Psalm 119:19-20  I am a stranger in the earth; do not hide Your commandments from me.  My soul breaks with longing for Your judgments at all times.
The first line of verse 19 utters a great truth that we often forget:  I am a stranger in the earth.  We enter the world as little strangers who come into this life and soon adjust to the ebb and flow and then after elaborate preparations settles into this life as all there is.  But then, that door called death opens, and the stranger has become so comfortable that it is indeed difficult to pick up and leave.  The problem is that the person forgot that he is always a stranger and a pilgrim with staff in hand.  The problem is that he has been looking at the things which are seen and temporal, and not at the things which are not seen and eternal.  Thus, there is hurry and confusion and distress in the going away, all which may be helped and thoroughly hindered if a man will but say, I am a stranger in the earth.
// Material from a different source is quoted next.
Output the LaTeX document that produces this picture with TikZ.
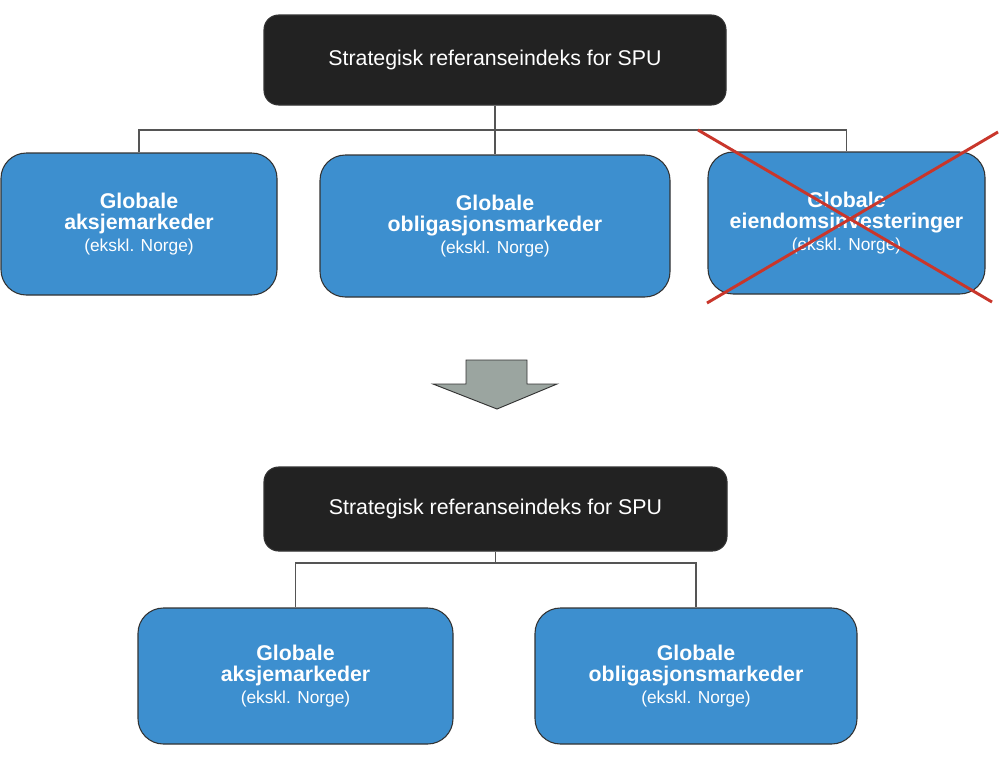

All men are strangers.  Go into a museum and you see hanging there notched swords and helmets, but the owner is gone.  We are all strangers.  Back in 1985, Denise and I went to celebrate my parent’s wedding anniversary at Lawrence Welk’s Inn.  I entered this one area and a 60 year-old man said, “Well, hello young man.”  I responded, “President Roosevelt?”  He laughed and said, “I just play him on stage, TV, and the movies.”  He had the voice, the mannerisms, and the look like no one else.  We talked for more than an hour, and then he said that he wanted to come and visit me some time.  We lived in a humble shack behind an old house, but one day, I opened my door, and said to Denise, “President Roosevelt is here!”  He was on a mission of recovery—he wanted me to straighten out and at the same time make sense of his life.  I began with the plan of salvation in detail, and he responded that he had already had that crammed down his throat by other actors in the company of Annie (a play in which he played FDR).  He said you are knowledgeable in all subjects so just solve my problems and leave out the religion stuff.  After a couple of hours, I decided to bring out the heavy artillery.  I took him to meet my father, and see if he could overwhelm that “Gospel hardened” exterior.  Jack Denton, the actor who played FDR, left our home still lost in his sins.  He got to play FDR in 1986 in Crossings, but I never heard from him again.  A couple of days ago (after being offered an opportunity to play FDR at Nixon Library in Yorba Linda) I decided I should look up Jack Denton only to find on the internet that he died in 1986 at the age of 61.  [Yes, the real FDR also died in his early 60’s.]   His life in late 1985 could have been measured in days and weeks, and he wanted everything to be right, but without a dependence on the Lord.  When we remember we are strangers and pilgrims on this earth, we will gain the right perspective that as strangers death is not an end, but merely a passage on the pilgrim’s journey.   But the key is how we handle the manual of life—the Bible—and the message of the Bible, forgiveness of sins and salvation by faith in Jesus Christ.